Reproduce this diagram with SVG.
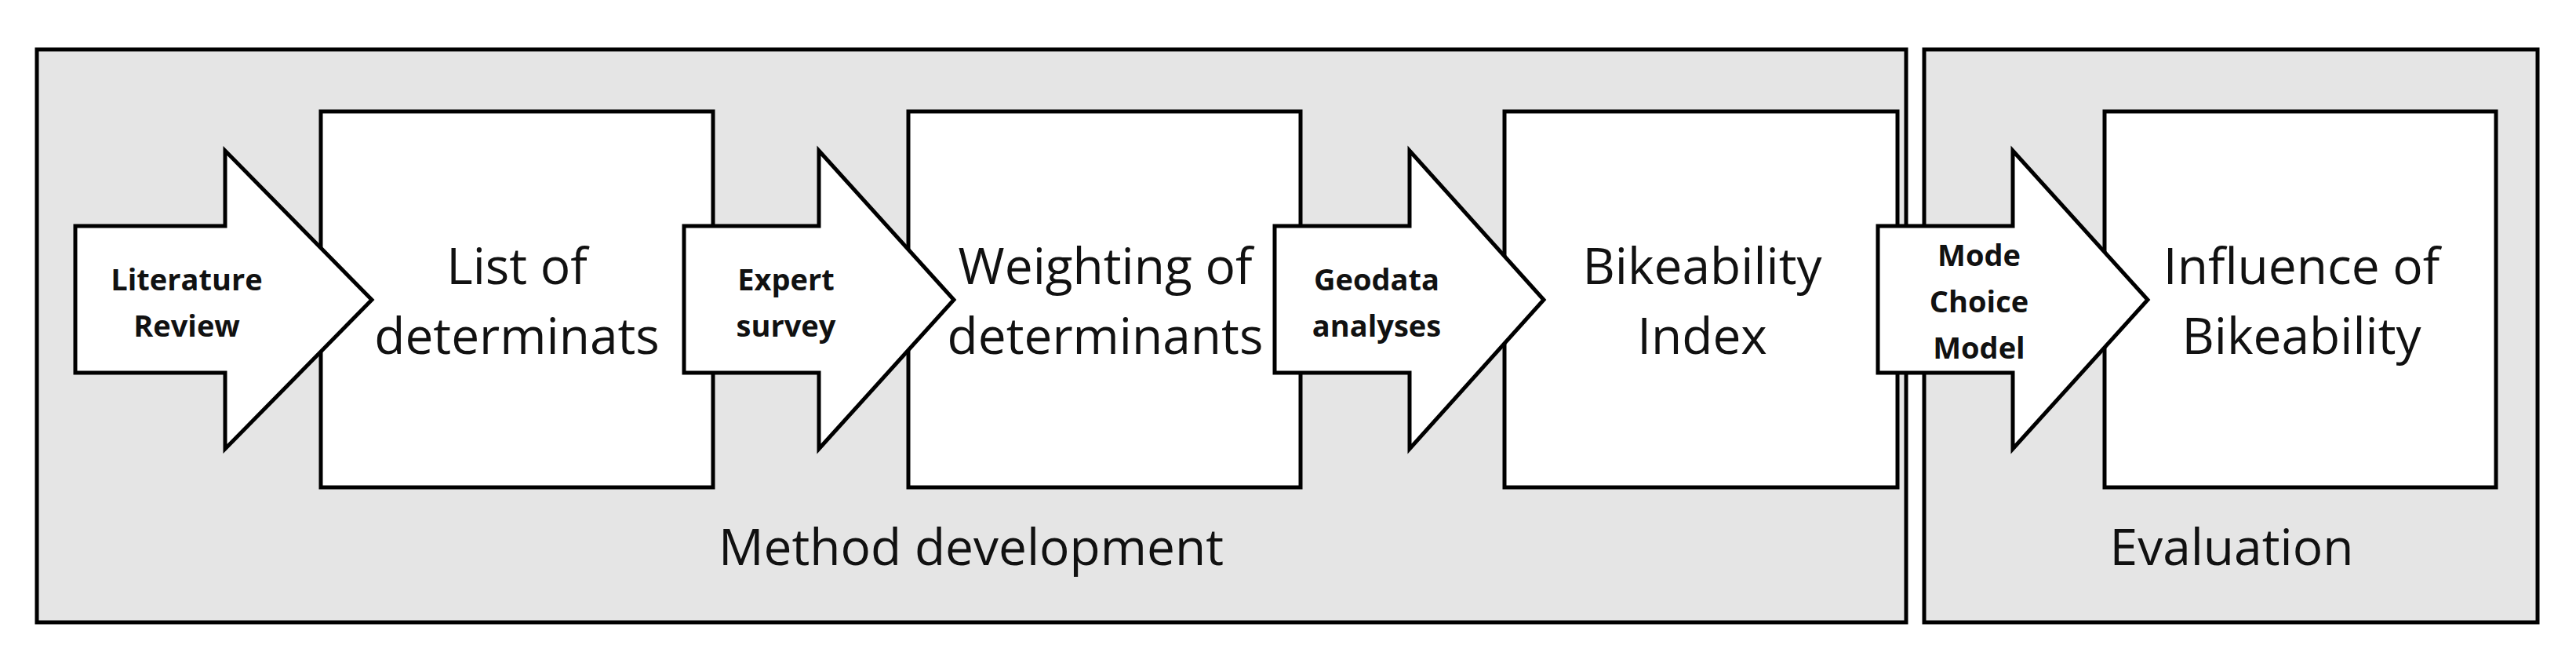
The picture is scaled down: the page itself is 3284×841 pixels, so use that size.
<svg xmlns="http://www.w3.org/2000/svg" width="3284" height="841" viewBox="0 0 3284 841">
<style>
.grp{fill:#e5e5e5;stroke:#000;stroke-width:5}
.box{fill:#fff;stroke:#000;stroke-width:5}
.arr{fill:#fff;stroke:#000;stroke-width:5;stroke-linejoin:miter}
.big{font-family:"Open Sans","Liberation Sans",sans-serif;font-size:64px;text-anchor:middle;fill:#111}
.sm{font-family:"Open Sans","Liberation Sans",sans-serif;font-size:38px;font-weight:bold;text-anchor:middle;fill:#111}
</style>
<rect width="3284" height="841" fill="#fff"/>
<g id="method-development"><rect class="grp" x="47" y="63" width="2383" height="730"/><text class="big" x="1238" y="720">Method development</text></g>
<g id="evaluation"><rect class="grp" x="2453" y="63" width="782" height="730"/><text class="big" x="2845" y="720">Evaluation</text></g>
<g id="list"><rect class="box" x="409" y="142" width="500" height="479"/><text class="big" x="659" y="362">List of</text><text class="big" x="659" y="451">determinats</text></g>
<g id="weighting"><rect class="box" x="1158" y="142" width="500" height="479"/><text class="big" x="1409" y="362">Weighting of</text><text class="big" x="1409" y="451">determinants</text></g>
<g id="index"><rect class="box" x="1918" y="142" width="501" height="479"/><text class="big" x="2170" y="362">Bikeability</text><text class="big" x="2170" y="451">Index</text></g>
<g id="influence"><rect class="box" x="2683" y="142" width="499" height="479"/><text class="big" x="2934" y="362">Influence of</text><text class="big" x="2934" y="451">Bikeability</text></g>
<g id="connectors">
<g id="a1"><polygon class="arr" points="96,288 287,288 287,192 474,382 287,572 287,475 96,475"/><text class="sm" x="238" y="370">Literature</text><text class="sm" x="238" y="429">Review</text></g>
<g id="a2"><polygon class="arr" points="872,288 1044,288 1044,192 1216,382 1044,572 1044,475 872,475"/><text class="sm" x="1002" y="370">Expert</text><text class="sm" x="1002" y="429">survey</text></g>
<g id="a3"><polygon class="arr" points="1625,288 1797,288 1797,192 1968,382 1797,572 1797,475 1625,475"/><text class="sm" x="1755" y="370">Geodata</text><text class="sm" x="1755" y="429">analyses</text></g>
<g id="a4"><polygon class="arr" points="2394,288 2566,288 2566,192 2738,382 2566,572 2566,475 2394,475"/><text class="sm" x="2523" y="339">Mode</text><text class="sm" x="2523" y="398">Choice</text><text class="sm" x="2523" y="457">Model</text></g>
</g>
</svg>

════════════════

SET EXERCISE: Make an exact reproduction of the listing above, without any pictures.

ANSWER FOR THE TASK:
Reproduce this diagram with SVG.
The picture is scaled down: the page itself is 3284×841 pixels, so use that size.
<svg xmlns="http://www.w3.org/2000/svg" width="3284" height="841" viewBox="0 0 3284 841">
<style>
.grp{fill:#e5e5e5;stroke:#000;stroke-width:5}
.box{fill:#fff;stroke:#000;stroke-width:5}
.arr{fill:#fff;stroke:#000;stroke-width:5;stroke-linejoin:miter}
.big{font-family:"Open Sans","Liberation Sans",sans-serif;font-size:64px;text-anchor:middle;fill:#111}
.sm{font-family:"Open Sans","Liberation Sans",sans-serif;font-size:38px;font-weight:bold;text-anchor:middle;fill:#111}
</style>
<rect width="3284" height="841" fill="#fff"/>
<g id="method-development"><rect class="grp" x="47" y="63" width="2383" height="730"/><text class="big" x="1238" y="720">Method development</text></g>
<g id="evaluation"><rect class="grp" x="2453" y="63" width="782" height="730"/><text class="big" x="2845" y="720">Evaluation</text></g>
<g id="list"><rect class="box" x="409" y="142" width="500" height="479"/><text class="big" x="659" y="362">List of</text><text class="big" x="659" y="451">determinats</text></g>
<g id="weighting"><rect class="box" x="1158" y="142" width="500" height="479"/><text class="big" x="1409" y="362">Weighting of</text><text class="big" x="1409" y="451">determinants</text></g>
<g id="index"><rect class="box" x="1918" y="142" width="501" height="479"/><text class="big" x="2170" y="362">Bikeability</text><text class="big" x="2170" y="451">Index</text></g>
<g id="influence"><rect class="box" x="2683" y="142" width="499" height="479"/><text class="big" x="2934" y="362">Influence of</text><text class="big" x="2934" y="451">Bikeability</text></g>
<g id="connectors">
<g id="a1"><polygon class="arr" points="96,288 287,288 287,192 474,382 287,572 287,475 96,475"/><text class="sm" x="238" y="370">Literature</text><text class="sm" x="238" y="429">Review</text></g>
<g id="a2"><polygon class="arr" points="872,288 1044,288 1044,192 1216,382 1044,572 1044,475 872,475"/><text class="sm" x="1002" y="370">Expert</text><text class="sm" x="1002" y="429">survey</text></g>
<g id="a3"><polygon class="arr" points="1625,288 1797,288 1797,192 1968,382 1797,572 1797,475 1625,475"/><text class="sm" x="1755" y="370">Geodata</text><text class="sm" x="1755" y="429">analyses</text></g>
<g id="a4"><polygon class="arr" points="2394,288 2566,288 2566,192 2738,382 2566,572 2566,475 2394,475"/><text class="sm" x="2523" y="339">Mode</text><text class="sm" x="2523" y="398">Choice</text><text class="sm" x="2523" y="457">Model</text></g>
</g>
</svg>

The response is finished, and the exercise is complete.